A boy I know once wrote a blog post about a particular flower shop in Provo, and how in all the years he’d lived here, he’d passed that sign that said $9.98 for a dozen roses, but he’d never had anyone to buy them for. His lonely lamentation made that price memorable in my mind, but I passed the shop the other day, and the price is now at $11.98. The price of life is just constantly on the rise. I’m so sick of hearing “well, with the economy the way it is…”

It’s rough as a full-time student and thespian to also have much time to commit to a job. What’s worse, my life has taught me that if I work as an omelet chef for four months, I can earn under $500, but if I make a film about love from conception to final product in three days, I can earn $1500. Life has taught me that the 9 to 5 at student-level pay isn’t lucrative. That or it’s just teaching me that my ideas are worth more to people than my omelet-making skills.

Despite this lesson, since I’m finishing half of my German major and a pilot for a web series about student travel this summer in Vienna and sitting close to the wire on my financing, I am inspired to pick up work wherever I can get it, because in the business of selling your big ideas, there are no guarantees. My financial finagling has transformed me from mystery shopper to full-time janitor to electronics recycling specialist, and the rush hasn’t let up yet.
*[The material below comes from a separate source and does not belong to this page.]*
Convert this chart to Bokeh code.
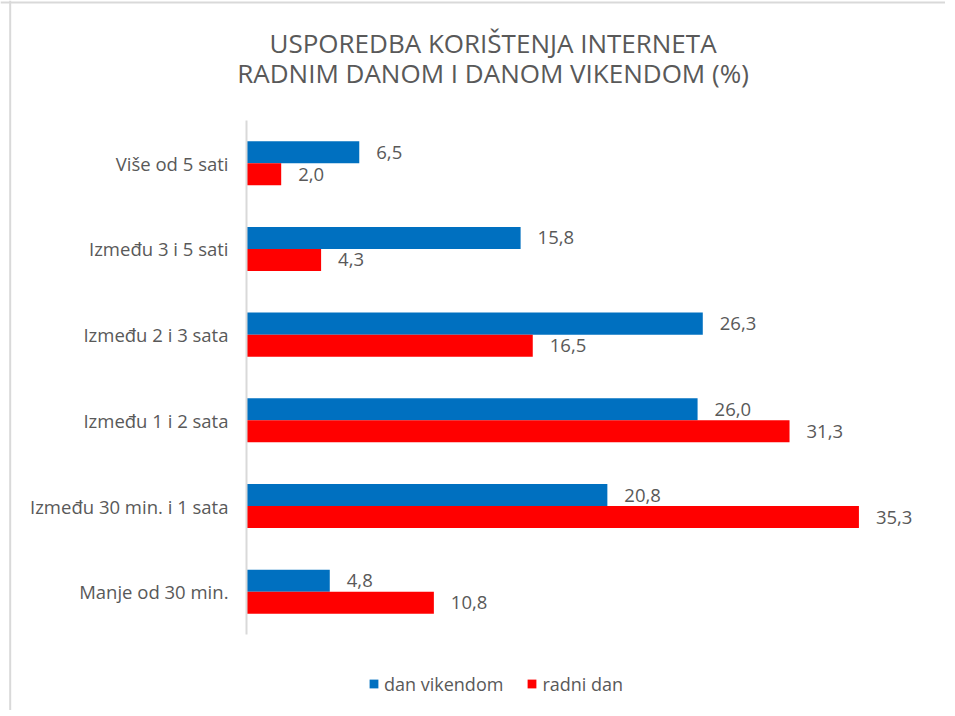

I went to one of the many notorious plasma donation centers around Provo to try my luck, assuming that since I’ve donated blood upwards of twelve times, I’d be a shoo in for donating blood’s little cousin (only this time getting compensated for it). I was going through the check-up and questionnaire like a champ, been given the customary granola bar and black light mark to get going, and then they examined my arms where they would stick the needle.

A frazzled, but kind twenty-something boy, with shoulder length curly hair, tied a band around my upper arm and looked closely at I don’t know what on my elbow pit. After a moment he said, “Hmm, looks like a yellow-red.” He then informed me I’d have to have someone else look at it, and I was escorted to the back, where a girl named Lara or Lauren, I was never sure, tied another band around my arm.

She looked, as intently as the first guy at my elbow pit (by this time I’m feeling slightly self-conscious) and finally looked up and said, “Yellow-red. Where’s Rick?” By this time I’m hearing walkie-talkies in my head, “ckrh!—we got ourselves a yellow-red—10-4—ckrh!” Sirens are going off and babies are crying (all this in my head, mind you), and by the time the long-awaited Rick is examining me for a third opinion, I mouthed along with him as he pronounced me once and for all a yellow-red. Thankfully, Rick was kind enough to explain to me, a plebian, what all that plasma jargon indicated. Apparently green is a proverbial ‘go’, indicating good veins for the plasma needles; yellow has potential, and red means what it means on traffic lights outside of Utah—no go.

Of course the tendon on my left arm is hugging the vein in such a way that makes a large needle’s entrance risky. Obviously, the veins on my right arm are just too small no matter how much I squeeze the little, heart-shaped stress ball,  that was also getting crushed at this failure where I expected sure success. Just my luck that Provo’s number one fast-cash solution would be barred from my use.

Money is a funny (frustrating, awful, anxiety-ridden, necessary) thing. You take it for granted until you don’t, and people are obsessed with getting more bang for their buck. When I’m cruising through the grocery store, I will actually consider buying products I never would have, if they are ‘buy one get one free’. Yes, that’s right. I want more of that thing I didn’t like to begin with because I can pay less for it. Only it isn’t less because I’m spending the money on the two of them, that I wouldn’t have had to dish out for either one.

I didn’t mean to turn this into an elegy to the woes of capitalism, but the other thing that kills me about how much it costs to just live is that if you’re saving up for a particular something (say a school term overseas), it’s an overwhelming cost, but it becomes less overwhelming with each little chunk of cash from each little odd job and suddenly it seems doable. The dream is absolutely within reach, why did you ever worry? and then SLAM! That was the sound of your car door slamming and your keys getting locked inside. That was the sound of another $80 that you’ll have to fork out to pay a locksmith to get your keys back. That was the sound of two full days of custodial work going down the drain.

No matter how hard you work, and how much money you manage to scrape together, and how much your fingers are bleeding from all that scraping, there is always a broken pipe or a parking ticket or a long-forgotten debt to rob your dream of what you thought was almost certain reality. Now this is the part where I’d usually come in with some kind of gleaming silver lining to this financial storm cloud, whose torrential rain will never be enough moisture to make money grow on trees. I don’t yet know what the silver lining is, except that I’m slowly beginning to realize the sense behind all of those people who choose financial stability over the life of free-spiritedness. I’m not one of them—at least not yet. I’m just realizing that I’m going to have to get incredible at what I love to do so that someone will pay me to do it.